» **Goal**
Starting at the first line of the listing below, repeat each line up to and including the one containing "plt.rcParams['axes.unicode_minus'] = False". Leave out pictures.

» **Data extract**
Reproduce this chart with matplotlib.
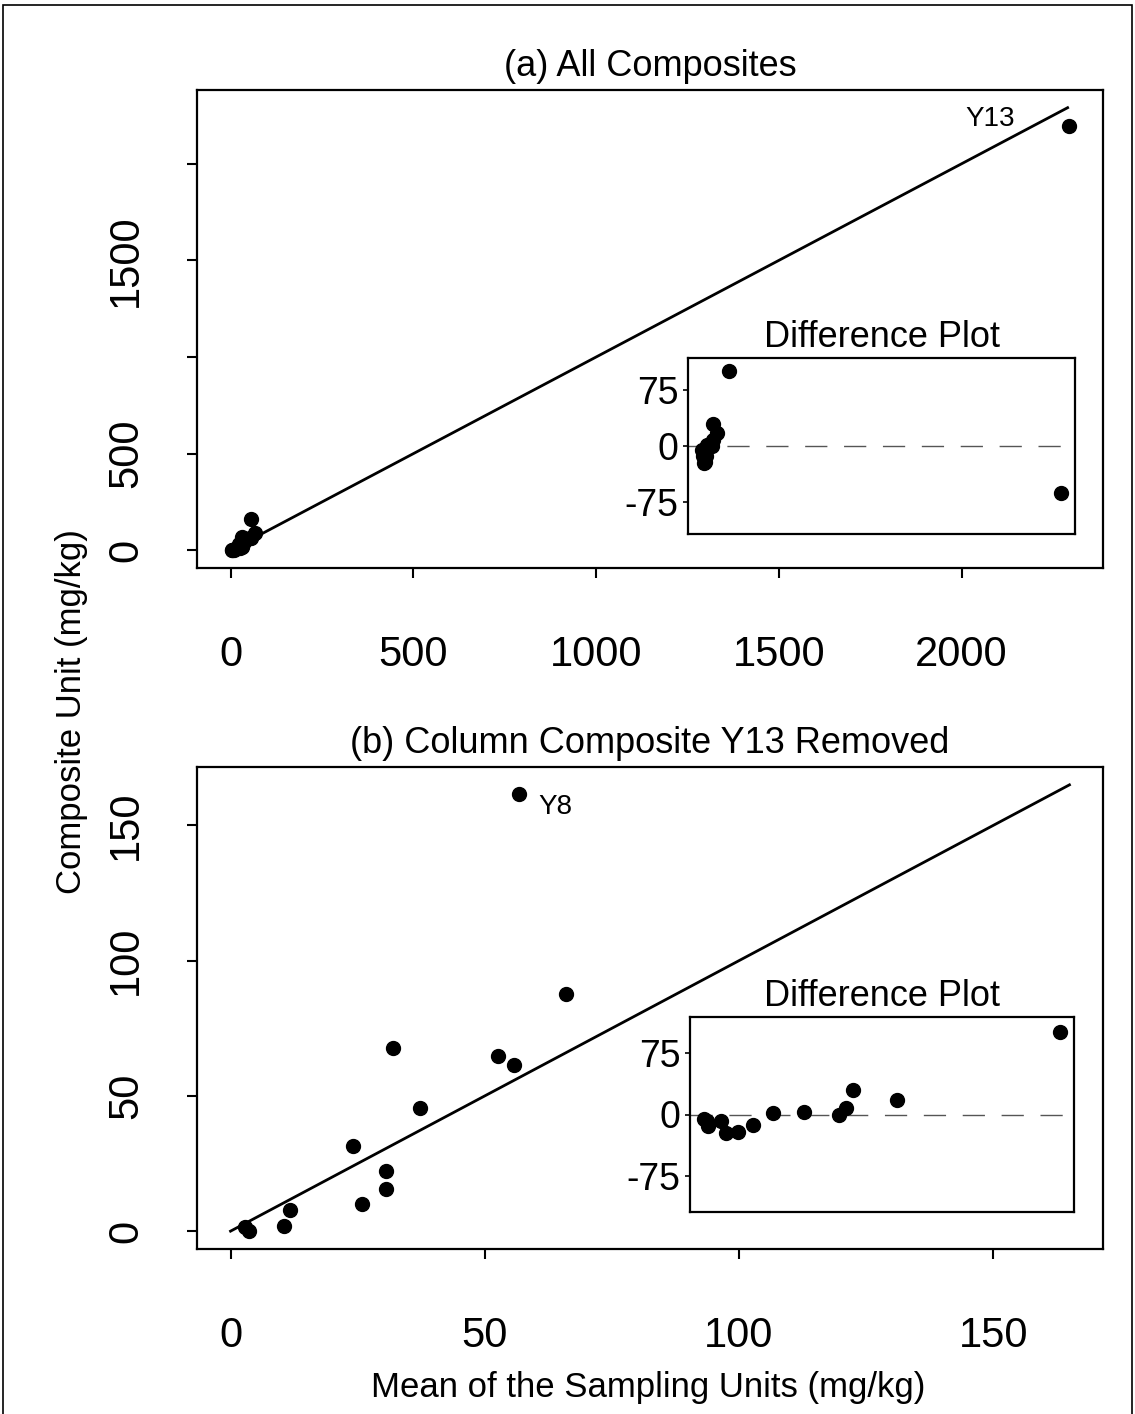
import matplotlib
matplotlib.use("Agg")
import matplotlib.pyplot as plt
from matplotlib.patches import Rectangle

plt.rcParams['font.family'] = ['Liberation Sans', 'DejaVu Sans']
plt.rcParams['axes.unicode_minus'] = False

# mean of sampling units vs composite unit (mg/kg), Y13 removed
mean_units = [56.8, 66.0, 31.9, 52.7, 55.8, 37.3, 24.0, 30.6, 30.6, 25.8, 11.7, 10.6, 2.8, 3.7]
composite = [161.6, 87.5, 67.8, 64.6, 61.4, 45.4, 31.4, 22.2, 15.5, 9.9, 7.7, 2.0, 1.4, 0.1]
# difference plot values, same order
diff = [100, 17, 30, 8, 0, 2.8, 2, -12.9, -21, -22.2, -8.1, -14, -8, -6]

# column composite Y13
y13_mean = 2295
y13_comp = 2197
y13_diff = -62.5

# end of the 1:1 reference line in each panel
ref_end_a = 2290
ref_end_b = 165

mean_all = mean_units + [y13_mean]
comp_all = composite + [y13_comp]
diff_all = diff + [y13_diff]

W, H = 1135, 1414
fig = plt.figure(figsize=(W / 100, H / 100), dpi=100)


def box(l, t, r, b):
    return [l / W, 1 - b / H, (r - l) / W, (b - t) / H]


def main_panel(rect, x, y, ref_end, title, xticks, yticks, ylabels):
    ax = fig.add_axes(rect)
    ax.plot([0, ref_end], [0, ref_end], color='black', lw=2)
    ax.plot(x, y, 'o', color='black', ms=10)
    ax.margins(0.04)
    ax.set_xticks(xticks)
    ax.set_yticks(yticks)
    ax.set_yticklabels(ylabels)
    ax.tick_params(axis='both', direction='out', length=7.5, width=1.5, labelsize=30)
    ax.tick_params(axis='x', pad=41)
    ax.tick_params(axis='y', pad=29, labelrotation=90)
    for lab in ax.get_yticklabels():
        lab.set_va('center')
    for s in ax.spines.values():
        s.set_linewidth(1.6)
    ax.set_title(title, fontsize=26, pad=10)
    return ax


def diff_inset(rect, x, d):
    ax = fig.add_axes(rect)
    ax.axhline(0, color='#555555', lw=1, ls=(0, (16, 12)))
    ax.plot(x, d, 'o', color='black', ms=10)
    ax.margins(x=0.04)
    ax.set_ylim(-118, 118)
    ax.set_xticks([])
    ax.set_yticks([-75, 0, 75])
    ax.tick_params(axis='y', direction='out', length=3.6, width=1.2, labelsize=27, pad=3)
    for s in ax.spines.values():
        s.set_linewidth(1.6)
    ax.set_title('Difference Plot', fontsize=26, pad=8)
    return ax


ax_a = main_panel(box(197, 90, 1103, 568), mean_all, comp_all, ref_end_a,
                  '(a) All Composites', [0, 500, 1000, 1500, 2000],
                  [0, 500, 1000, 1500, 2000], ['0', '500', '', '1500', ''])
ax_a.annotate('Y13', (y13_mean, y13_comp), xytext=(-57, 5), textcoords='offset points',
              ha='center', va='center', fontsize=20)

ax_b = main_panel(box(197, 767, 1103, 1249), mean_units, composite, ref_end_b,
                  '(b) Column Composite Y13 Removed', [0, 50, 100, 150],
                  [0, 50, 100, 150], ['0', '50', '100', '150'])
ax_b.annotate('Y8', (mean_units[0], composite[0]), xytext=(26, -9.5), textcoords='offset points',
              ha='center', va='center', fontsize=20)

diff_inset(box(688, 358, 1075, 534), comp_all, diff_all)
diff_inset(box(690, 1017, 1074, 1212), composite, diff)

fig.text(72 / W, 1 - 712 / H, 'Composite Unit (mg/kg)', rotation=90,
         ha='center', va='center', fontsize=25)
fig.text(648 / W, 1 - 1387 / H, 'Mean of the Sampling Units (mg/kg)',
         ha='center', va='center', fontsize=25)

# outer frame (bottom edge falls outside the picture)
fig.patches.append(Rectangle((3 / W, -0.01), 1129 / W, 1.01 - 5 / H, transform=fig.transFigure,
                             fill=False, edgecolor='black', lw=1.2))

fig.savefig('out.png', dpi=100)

» **Written answer**
Reproduce this chart with matplotlib.
import matplotlib
matplotlib.use("Agg")
import matplotlib.pyplot as plt
from matplotlib.patches import Rectangle

plt.rcParams['font.family'] = ['Liberation Sans', 'DejaVu Sans']
plt.rcParams['axes.unicode_minus'] = False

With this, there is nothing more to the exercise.